What you have to do: Print the listing from its top line through the line containing "import seaborn as sns", nothing more, and leave out the pictures.

Dataset content:
■ ■ ■ ■ ■ ■ ■

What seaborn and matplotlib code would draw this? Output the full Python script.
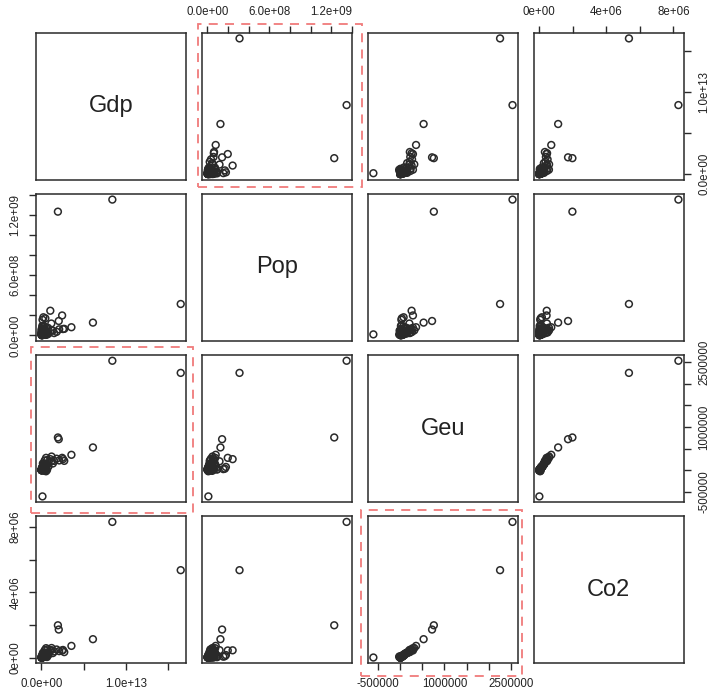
import numpy as np
import pandas as pd
import matplotlib
matplotlib.use("Agg")
import matplotlib.pyplot as plt
import matplotlib.patches as mpatches
import seaborn as sns

# country-level values
gdp = [8.4e12, 1.65e13, 1.95e12, 2.05e12, 6.1e12, 3.55e12, 2.45e12, 1.05e12,
       2.55e12, 2.7e12, 2.1e12, 1.8e12, 1.2e12, 1.17e12, 1.5e12, 1.35e12,
       5.5e11, 7.0e11, 3.9e11, 7.9e11, 1.7e11, 5.0e11, 3.7e11, 2.0e11,
       2.6e11, 6.0e11, 3.8e11, 3.0e11, 2.3e11, 4.6e11, 1.3e11, 1.6e11,
       2.5e11, 8.3e11, 5.0e11, 5.4e11, 6.6e11, 5.0e11, 4.0e11, 3.7e11,
       2.7e11, 2.0e11, 2.5e11, 2.1e11, 3.7e11, 2.1e11, 5.1e10, 1.9e11,
       1.9e11, 2.6e11, 3.2e11, 2.5e11, 2.1e11, 1.2e11,
       9.0e10, 6.0e10, 4.5e10, 1.5e11, 3.0e10, 2.5e10, 7.5e10, 1.2e11,
       5.5e10, 1.0e11, 3.5e10, 4.0e10, 2.0e10, 8.0e10, 1.4e11, 6.5e10,
       1.8e11, 2.3e11, 1.3e11, 5.0e10, 4.8e10, 2.8e10, 1.7e10, 6.0e10,
       9.5e10, 1.1e11, 3.3e10, 4.2e10, 5.7e10, 2.2e10, 1.5e10, 3.8e10,
       7.0e10, 2.6e10, 1.9e10, 1.25e11, 8.5e10, 2.4e11, 1.6e11, 2.9e11]
pop = [1.35e9, 3.12e8, 1.23e9, 1.43e8, 1.27e8, 8.1e7, 1.98e8, 2.45e8,
       6.3e7, 6.5e7, 6.0e7, 3.5e7, 5.0e7, 1.18e8, 2.3e7, 4.7e7,
       7.6e7, 2.9e7, 5.2e7, 7.4e7, 4.6e7, 3.8e7, 6.7e7, 1.7e7,
       8.0e7, 4.1e7, 3.0e7, 2.9e7, 1.8e8, 1.7e8, 1.55e8, 8.9e7,
       9.7e7, 1.7e7, 1.1e7, 9.5e6, 8.0e6, 5.0e6, 8.4e6, 4.7e7,
       1.7e7, 1.05e7, 1.1e7, 3.8e7, 9.0e6, 3.3e7, 3.0e7, 2.0e7,
       3.0e7, 7.9e6, 5.6e6, 5.4e6, 1.05e7, 1.0e7,
       2.2e7, 1.5e7, 9.0e6, 2.5e7, 3.4e7, 1.3e7, 6.5e6, 4.5e6,
       2.7e7, 9.4e7, 4.4e7, 6.5e7, 5.3e7, 2.4e7, 3.2e7, 8.0e6,
       4.2e6, 4.6e6, 5.4e6, 3.6e6, 7.3e6, 1.7e7, 1.0e7, 1.1e7,
       1.6e7, 2.8e7, 2.1e6, 3.0e6, 1.3e6, 4.1e6, 2.4e7, 1.4e7,
       3.9e6, 9.5e6, 5.7e6, 1.9e7, 4.0e7, 1.9e7, 6.0e7, 4.0e7]
geu = [2.53e6, 2.25e6, 7.6e5, 7.2e5, 5.3e5, 3.6e5, 2.9e5, 2.6e5,
       2.6e5, 2.2e5, 2.3e5, 2.7e5, 3.2e5, 2.1e5, 2.2e5, 1.6e5,
       2.9e5, 2.4e5, 2.3e5, 1.5e5, 1.6e5, 1.6e5, 1.4e5, 1.4e5,
       1.1e5, 1.0e5, 9.0e4, 1.0e5, 8.0e4, 4.0e4, 3.0e4, 7.0e4,
       3.0e4, 9.0e4, 5.0e4, -2.0e4, 1.0e4, 2.0e4, 3.0e4, -1.0e4,
       3.0e4, 6.0e4, 4.0e4, 6.0e4, 8.0e4, 5.0e4, 6.0e4, 3.0e4,
       1.0e4, 3.0e4, 1.0e4, 2.0e4, 2.0e4, -6.0e5,
       4.0e4, 2.0e4, 1.0e4, 5.0e4, 1.0e4, 5.0e3, 3.0e4, 4.0e4,
       3.0e4, 2.0e4, 1.0e4, 2.0e4, 1.0e4, 2.5e4, 7.0e4, 6.0e4,
       5.0e4, 3.0e4, 1.5e4, 1.0e4, 2.0e4, 1.5e4, 5.0e3, 2.5e4,
       3.5e4, 6.0e4, 1.0e4, 1.5e4, 2.0e4, 8.0e3, 4.0e3, 1.2e4,
       3.5e4, 2.0e4, 3.0e3, 4.5e4, 5.5e4, 8.0e4, 6.0e4, 1.0e5]
co2 = [8.3e6, 5.35e6, 1.98e6, 1.72e6, 1.13e6, 7.2e5, 4.4e5, 4.5e5,
       4.7e5, 3.4e5, 4.0e5, 5.0e5, 5.9e5, 4.6e5, 3.8e5, 2.8e5,
       5.8e5, 5.0e5, 4.6e5, 3.0e5, 2.9e5, 3.0e5, 3.0e5, 2.6e5,
       2.2e5, 1.9e5, 2.0e5, 2.2e5, 1.6e5, 9.0e4, 6.0e4, 1.5e5,
       8.0e4, 1.7e5, 1.0e5, 5.0e4, 4.0e4, 5.0e4, 6.0e4, 8.0e4,
       8.0e4, 1.1e5, 9.0e4, 1.3e5, 1.7e5, 1.2e5, 1.2e5, 8.0e4,
       5.0e4, 7.0e4, 4.0e4, 5.0e4, 5.0e4, 1.0e4,
       6.0e4, 3.0e4, 2.0e4, 7.0e4, 1.0e4, 8.0e3, 4.0e4, 6.0e4,
       5.0e4, 3.0e4, 1.5e4, 2.0e4, 1.0e4, 4.5e4, 1.0e5, 9.0e4,
       7.0e4, 4.0e4, 3.5e4, 1.5e4, 4.5e4, 2.5e4, 5.0e3, 3.5e4,
       7.5e4, 9.5e4, 1.5e4, 2.0e4, 2.5e4, 1.0e4, 5.0e3, 1.8e4,
       5.5e4, 4.0e4, 6.0e3, 8.5e4, 1.1e5, 1.4e5, 1.3e5, 1.6e5]

variables = ["Gdp", "Pop", "Geu", "Co2"]

# tick positions and the labels R printed for them
gdp_ticks = [0, 5e12, 1e13, 1.5e13]
gdp_labels = ["0.0e+00", "", "1.0e+13", ""]
pop_ticks = [0, 2e8, 4e8, 6e8, 8e8, 1e9, 1.2e9, 1.4e9]
pop_labels = ["0.0e+00", "", "", "6.0e+08", "", "", "1.2e+09", ""]
geu_ticks = [-5e5, 0, 5e5, 1e6, 1.5e6, 2e6, 2.5e6]
geu_labels = ["-500000", "", "", "1000000", "", "", "2500000"]
co2_ticks = [0, 2e6, 4e6, 6e6, 8e6]
co2_labels = ["0e+00", "", "4e+06", "", "8e+06"]

df = pd.DataFrame({"Gdp": gdp, "Pop": pop, "Geu": geu, "Co2": co2})

sns.set_style("white")
plt.rcParams["font.family"] = ["Liberation Sans", "DejaVu Sans"]
plt.rcParams["axes.xmargin"] = 0.04
plt.rcParams["axes.ymargin"] = 0.04

ink = "#2a2a2a"
g = sns.PairGrid(df, vars=variables, despine=False)
g.map_offdiag(sns.scatterplot, facecolors="none", edgecolor=ink,
              s=24, linewidth=1.1)

fig = g.figure
fig.set_size_inches(7.13, 6.96)
fig.subplots_adjust(left=0.0505, right=0.9593, top=0.9526, bottom=0.0474,
                    wspace=0.104, hspace=0.10)

ticks = {"Gdp": (gdp_ticks, gdp_labels), "Pop": (pop_ticks, pop_labels),
         "Geu": (geu_ticks, geu_labels), "Co2": (co2_ticks, co2_labels)}

n = len(variables)
for i in range(n):
    for j in range(n):
        ax = g.axes[i, j]
        ax.set_xlabel("")
        ax.set_ylabel("")
        for sp in ax.spines.values():
            sp.set_color(ink)
            sp.set_linewidth(1.1)
        ax.tick_params(which="both", bottom=False, top=False, left=False,
                       right=False, labelbottom=False, labeltop=False,
                       labelleft=False, labelright=False)
        if i == j:
            ax.text(0.5, 0.5, variables[i], transform=ax.transAxes,
                    ha="center", va="center", fontsize=17, color="#222222")

for j, var in enumerate(variables):
    t, lab = ticks[var]
    g.axes[0, j].set_xticks(t, lab)
for i, var in enumerate(variables):
    t, lab = ticks[var]
    g.axes[i, 0].set_yticks(t, lab)

tick_kw = dict(length=5, width=1, color=ink, labelsize=8.3,
               labelcolor="#222222", pad=5.5, direction="out")
for j in range(n):
    if j % 2 == 1:
        g.axes[0, j].tick_params(axis="x", top=True, labeltop=True, **tick_kw)
    else:
        g.axes[n - 1, j].tick_params(axis="x", bottom=True, labelbottom=True,
                                     **tick_kw)
for i in range(n):
    if i % 2 == 1:
        g.axes[i, 0].tick_params(axis="y", left=True, labelleft=True,
                                 labelrotation=90, **tick_kw)
        for lbl in g.axes[i, 0].get_yticklabels():
            lbl.set_va("center")
    else:
        g.axes[i, n - 1].tick_params(axis="y", right=True, labelright=True,
                                     labelrotation=90, **tick_kw)
        for lbl in g.axes[i, n - 1].get_yticklabels():
            lbl.set_va("center")

# red dashed highlight boxes (pixel extents of the reference)
W, H = 713.0, 696.0
boxes = [(198, 24, 362, 187), (31, 347, 193, 513), (361, 510, 522, 676)]
for x0, y0, x1, y1 in boxes:
    rect = mpatches.Rectangle((x0 / W, 1 - y1 / H), (x1 - x0) / W,
                              (y1 - y0) / H, transform=fig.transFigure,
                              fill=False, edgecolor="#f07b7b", linewidth=1.3,
                              linestyle=(0, (5, 4)), zorder=10)
    fig.patches.append(rect)

fig.savefig("out.png", dpi=100)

■ ■ ■ ■ ■ ■ ■

Worked solution:
What seaborn and matplotlib code would draw this? Output the full Python script.
import numpy as np
import pandas as pd
import matplotlib
matplotlib.use("Agg")
import matplotlib.pyplot as plt
import matplotlib.patches as mpatches
import seaborn as sns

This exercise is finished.